Kangbashi has all the makings of a modern metropolis with a very bright future. It has futuristic architecture, huge reserves of coal and gas, dozens of office buildings and tens of thousands of luxury villas. The one thing it lacks is people.
It was built to house 1 million people but is inhabited by just a few thousand people (despite a government claim of 28,000 residents, who are probably just commuters), claims WebUrbanist.
City leaders had hoped that Kangbashi would be a Chinese version of Dubai, shiny and iconic with great infrastructure. They invested over $1 billion in their project.
But in 2010, four years after the city government was transplanted to Kangbashi, the 31-sq-km area was described as a “monument to excess and misplaced optimism” by the China Daily.
Underpinning all this is China’s national goal of moving 300-500 million people from rural areas to big cities by 2020.

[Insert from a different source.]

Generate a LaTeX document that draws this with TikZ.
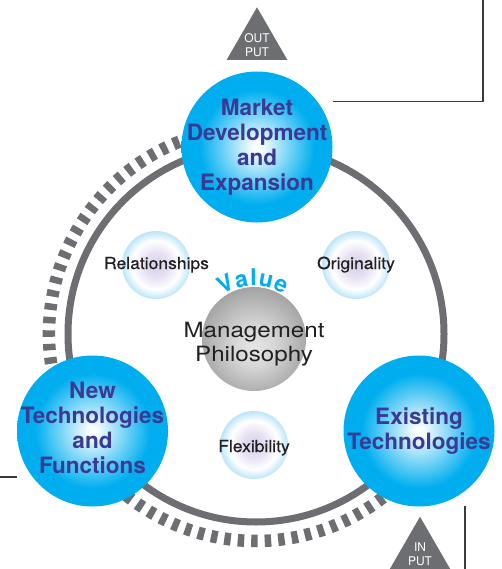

There are other examples in China. In the southern city of Kunming a nearly 103.5-sq-km area called Chenggong has the same deserted roads, high-rises and government offices. And in Tianjin, in the north-east, the city splurged on a huge district covered with golf courses, hot springs and villas that are still empty.
Underpinning all this is China’s national goal of moving 300-500 million people from rural areas to big cities by 2020, in the hope of creating a large middle class.
It is hard to tell if the Ordos-style expansion is caused by unbridled speculation or far-sighted urban planning. Patrick Chovanec, an associate professor of Economics and Management at Tsinghua University in Beijing, said the building boom is driven by frenzied investors – not the housing needs of millions of migrating workers.
“People are using real estate as an investment, as a place to store cash – they treat it like gold,” Professor Chovanec said. “They’re stockpiling empty units. This is going on in cities of virtually every size.”
U.S. blogger Lloyd Lofthouse offered the opposite view. He said that China’s leaders had demonstrated for millennia that China’s collective culture often plans decades and centuries into the future, which explains the success of projects such as the Great Wall and the Grand Canal, which took centuries to complete.
He opined that China’s leaders studied the potential future and planned for it, which is a “benefit of being an autocratic one-party republic instead of a chaotic democracy that depends on short-term goals and quarterly profits to guide the decisions of accountants and lawyers”.
He said that what China is doing by building these empty cities, roads and railways is getting ready for the future.